Inadmissibility Grounds That Don’t Have a Waiver (for Admission as a Permanent Resident) – PART ONE

It is important to know inadmissibility grounds, grounds which prevent some noncitizens from gaining admission into the US or from gaining certain benefits or certain relief from removal while in the US. If one of these inadmissibility grounds applies, the non-citizen to whom it applies will be ineligible for certain benefits (unless the noncitizen receives a waiver or some other kind of relief), and any effort to get that benefit will often come to a permanent and crashing halt.

A list of such inadmissibility grounds is important for many noncitizens to know, not only for people seeking admission as a permanent residents for the first time. Such list is also important for permanent residents who are seeking readmission after having had permanent residence for decades. It is not a foregone conclusion that the long-time permanent residents will be admitted into the US. Some permanent residents will be put in removal proceedings, like the subject of the case discussed in the blog post “July 2017 Decision from the 2nd Circuit: Why Even Permanent Residents Should Consult an Attorney Before Travelling Abroad” because of inadmissibility grounds.

In addition, this list is significant for people who are not permanent residents too: many sets of requirements in immigration law, related to non-permanent residents, cross-reference certain inadmissibility grounds. For example, requirements to receive asylum, TPS, or cancellation of removal cross-reference certain inadmissibility grounds.

While a waiver may wipe away some inadmissibility grounds, waivers are not available to waive some inadmissibility grounds. The grounds that may not be waived are the grounds that present (often) insurmountable obstacles.

Here, In this first part of a two-part blog post, we will list at about half of the indamissibility grounds that are not waivable and that might prevent a noncitizen from being admissible as an permanent resident. in the next part of this blog post, we will list nearly all of the remaining half.

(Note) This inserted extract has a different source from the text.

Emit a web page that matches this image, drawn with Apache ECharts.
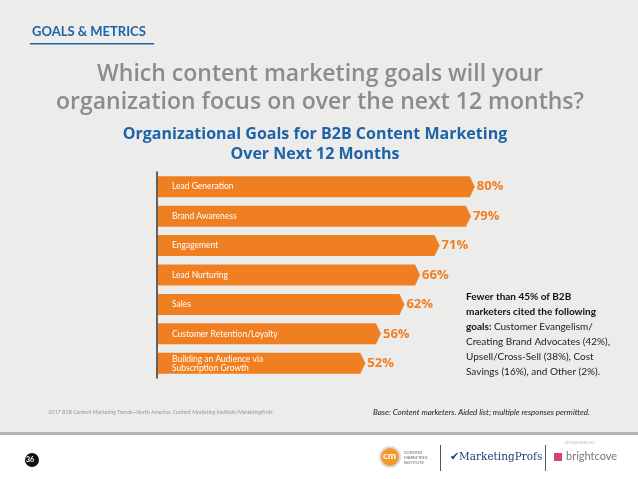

Inadmissibility that may not be waived, relating to admission as a permanent resident, include the following:

  • Being a current drug abuser or addict (INA § 212(a)(1)(A)(iv) (8 U.S.C. § 1182(a)(1)(A)(iv))).
  • Being an illicit trafficker of controlled substances or chemicals, or a close relative who has knowingly gained a financial benefit from the trafficking (INA § 212(a)(2)(C) (8 U.S.C. § 1182(a)(2)(C))).
  • As a foreign government official, having carried out or being responsible for severe religious freedom violations (INA § 212(a)(2)(G) (8 U.S.C. § 1182(a)(2)(G))).
  • Being a human trafficker, or a close relative who has knowingly gained a financial benefit from the trafficking (INA § 212(a)(2)(H) (8 U.S.C. § 1182(a)(2)(H))).
  • Being a money launderer (INA § 212(a)(2)(I) (8 U.S.C. § 1182(a)(2)(I))).
  • Coming to the US to engage in one of the following:
    • Espionage or sabotage.
    • Unlawfully exporting goods, technology, or sensitive information.
    • Opposing or overthrowing the US government. (INA § 212(a)(3)(A) (8 U.S.C. § 1182(a)(3)(A)).)